I am a little worried that this might be a calibre related issue. I searched the calibre github site for QMimedata usage and found the following code snippet that actually removes tables from html when copying text to the clipboard.
As I am unfamiliar with the calibre code base, I have no idea if this routine is being invoked at all when copying out of calibre's Normal view.
Code:
def copy_all(text_browser):
mf = getattr(text_browser, 'details', text_browser)
c = QApplication.clipboard()
md = QMimeData()
html = mf.toHtml()
md.setHtml(html)
from html5_parser import parse
from lxml import etree
root = parse(html)
tables = tuple(root.iterdescendants('table'))
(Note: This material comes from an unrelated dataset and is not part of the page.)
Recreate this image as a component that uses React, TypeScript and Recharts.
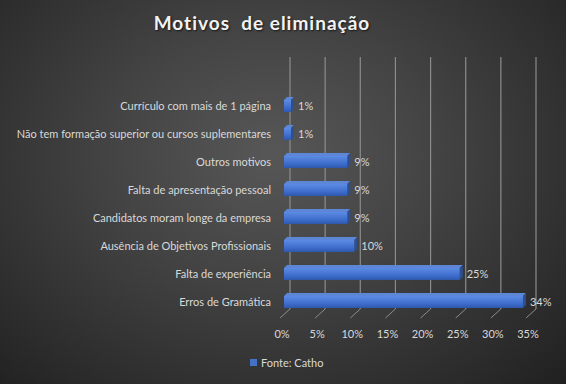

for tag in root.iterdescendants(('table', 'tr', 'tbody')):
tag.tag = 'div'
parent = root
is_vertical = getattr(text_browser, 'vertical', True)
if not is_vertical:
parent = tables[1]
for tag in parent.iterdescendants('td'):
for child in tag.iterdescendants('br'):
child.tag = 'span'
child.text = '\ue000'
tt = etree.tostring(tag, method='text', encoding='unicode')
tag.tag = 'span'
for child in tuple(tag):
tag.remove(child)
tag.text = tt.strip()
if not is_vertical:
for tag in root.iterdescendants('td'):
tag.tag = 'div'
for tag in root.iterdescendants('a'):
tag.attrib.pop('href', None)
from calibre.utils.html2text import html2text
simplified_html = etree.tostring(root, encoding='unicode')
txt = html2text(simplified_html, single_line_break=True).strip()
txt = txt.replace('\ue000', '\n\t')
if iswindows:
txt = os.linesep.join(txt.splitlines())
# print(simplified_html)
# print(txt)
md.setText(txt)
c.setMimeData(md)
Not sure why anyone would want to simplify the html by removing tables. So copy in calibre creates two different formats, one html and the second a simplified html.
PageEdit on Windows seems to default to the latter one based on BetterRed's testing.
I will create a debug PageEdit version to list and dump all of the formats in the QClipboard QMimedata when Edit->Paste is invoked just to verify.